▸ **Objective**: Set the lines down again exactly, first line through the line that contains "const titleText = 'Soldul", with no pictures.
start Data shown
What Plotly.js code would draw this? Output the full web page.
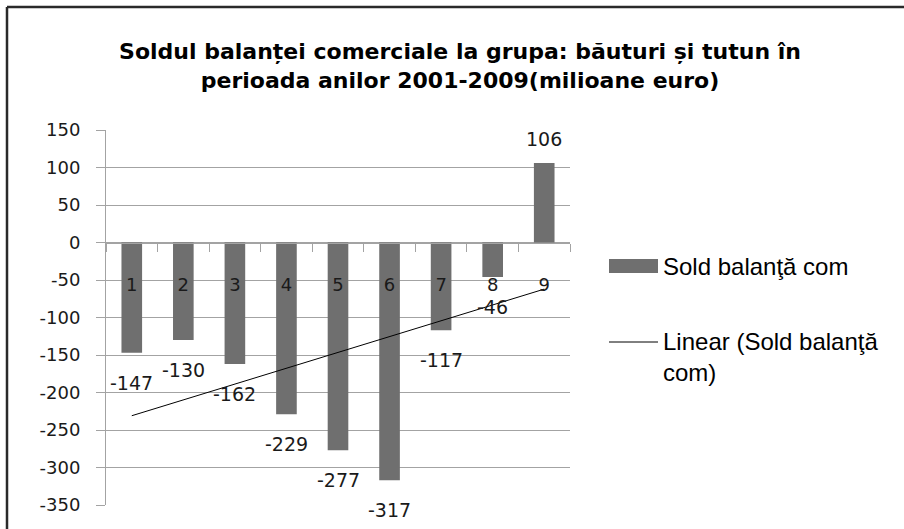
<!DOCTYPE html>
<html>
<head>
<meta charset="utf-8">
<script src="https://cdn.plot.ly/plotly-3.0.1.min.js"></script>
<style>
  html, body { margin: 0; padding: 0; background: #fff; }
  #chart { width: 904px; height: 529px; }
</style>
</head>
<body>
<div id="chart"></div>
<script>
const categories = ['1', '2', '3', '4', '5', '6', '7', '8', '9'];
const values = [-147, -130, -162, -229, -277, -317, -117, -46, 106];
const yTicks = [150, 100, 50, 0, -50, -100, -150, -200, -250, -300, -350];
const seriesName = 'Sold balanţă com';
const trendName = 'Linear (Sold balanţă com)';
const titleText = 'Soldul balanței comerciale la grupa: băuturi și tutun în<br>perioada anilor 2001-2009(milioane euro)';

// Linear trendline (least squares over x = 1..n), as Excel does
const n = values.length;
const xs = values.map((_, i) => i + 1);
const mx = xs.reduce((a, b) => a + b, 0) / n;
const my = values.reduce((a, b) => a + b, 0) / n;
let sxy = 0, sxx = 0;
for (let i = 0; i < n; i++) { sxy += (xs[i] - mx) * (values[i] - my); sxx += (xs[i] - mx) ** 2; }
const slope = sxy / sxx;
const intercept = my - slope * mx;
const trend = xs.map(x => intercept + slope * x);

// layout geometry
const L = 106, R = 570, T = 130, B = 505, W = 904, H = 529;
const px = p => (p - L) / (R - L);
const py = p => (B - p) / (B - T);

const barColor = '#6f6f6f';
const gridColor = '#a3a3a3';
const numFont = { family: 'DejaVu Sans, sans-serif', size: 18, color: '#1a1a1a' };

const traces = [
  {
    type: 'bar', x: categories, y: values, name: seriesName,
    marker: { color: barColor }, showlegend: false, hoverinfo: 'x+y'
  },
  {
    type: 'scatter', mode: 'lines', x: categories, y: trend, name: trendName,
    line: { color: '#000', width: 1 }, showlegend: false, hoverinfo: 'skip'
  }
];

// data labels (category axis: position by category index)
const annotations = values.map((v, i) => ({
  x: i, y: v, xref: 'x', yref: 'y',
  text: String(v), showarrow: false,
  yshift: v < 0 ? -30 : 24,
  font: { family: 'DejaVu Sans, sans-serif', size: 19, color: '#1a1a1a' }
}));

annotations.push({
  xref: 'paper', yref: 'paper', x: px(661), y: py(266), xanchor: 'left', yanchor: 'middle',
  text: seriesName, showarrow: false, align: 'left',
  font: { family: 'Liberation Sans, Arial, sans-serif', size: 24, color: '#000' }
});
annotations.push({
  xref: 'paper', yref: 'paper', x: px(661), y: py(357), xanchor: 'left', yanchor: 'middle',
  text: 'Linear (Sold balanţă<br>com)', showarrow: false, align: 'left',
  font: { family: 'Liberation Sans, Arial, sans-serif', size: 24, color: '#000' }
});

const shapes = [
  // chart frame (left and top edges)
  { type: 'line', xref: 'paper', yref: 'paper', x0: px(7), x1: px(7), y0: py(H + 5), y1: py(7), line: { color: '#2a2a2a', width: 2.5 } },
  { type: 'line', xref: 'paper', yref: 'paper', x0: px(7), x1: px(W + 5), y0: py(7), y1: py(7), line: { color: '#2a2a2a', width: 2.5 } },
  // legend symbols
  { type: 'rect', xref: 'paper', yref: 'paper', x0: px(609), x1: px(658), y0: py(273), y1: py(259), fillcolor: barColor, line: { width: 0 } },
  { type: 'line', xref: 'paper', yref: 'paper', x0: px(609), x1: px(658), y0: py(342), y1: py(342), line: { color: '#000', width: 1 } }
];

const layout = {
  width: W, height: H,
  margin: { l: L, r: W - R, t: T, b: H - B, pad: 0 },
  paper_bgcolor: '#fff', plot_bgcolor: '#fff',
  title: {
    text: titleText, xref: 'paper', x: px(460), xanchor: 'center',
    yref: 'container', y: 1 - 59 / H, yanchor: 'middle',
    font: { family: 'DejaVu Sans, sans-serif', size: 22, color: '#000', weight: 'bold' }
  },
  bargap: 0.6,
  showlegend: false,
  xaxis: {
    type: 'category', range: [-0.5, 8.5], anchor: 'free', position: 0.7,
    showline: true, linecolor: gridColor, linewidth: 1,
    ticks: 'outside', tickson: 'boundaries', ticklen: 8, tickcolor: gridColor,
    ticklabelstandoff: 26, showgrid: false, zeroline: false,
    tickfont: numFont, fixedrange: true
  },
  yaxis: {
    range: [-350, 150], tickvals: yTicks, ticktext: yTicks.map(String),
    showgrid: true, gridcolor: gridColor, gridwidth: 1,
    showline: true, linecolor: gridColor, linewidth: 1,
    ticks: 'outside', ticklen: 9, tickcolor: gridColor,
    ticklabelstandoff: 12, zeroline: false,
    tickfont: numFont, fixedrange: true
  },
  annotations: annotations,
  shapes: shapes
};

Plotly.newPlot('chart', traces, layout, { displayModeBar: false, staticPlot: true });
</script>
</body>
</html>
end Data shown
▸ **Solution for this task**:
What Plotly.js code would draw this? Output the full web page.
<!DOCTYPE html>
<html>
<head>
<meta charset="utf-8">
<script src="https://cdn.plot.ly/plotly-3.0.1.min.js"></script>
<style>
  html, body { margin: 0; padding: 0; background: #fff; }
  #chart { width: 904px; height: 529px; }
</style>
</head>
<body>
<div id="chart"></div>
<script>
const categories = ['1', '2', '3', '4', '5', '6', '7', '8', '9'];
const values = [-147, -130, -162, -229, -277, -317, -117, -46, 106];
const yTicks = [150, 100, 50, 0, -50, -100, -150, -200, -250, -300, -350];
const seriesName = 'Sold balanţă com';
const trendName = 'Linear (Sold balanţă com)';
const titleText = 'Soldul balanței comerciale la grupa: băuturi și tutun în<br>perioada anilor 2001-2009(milioane euro)';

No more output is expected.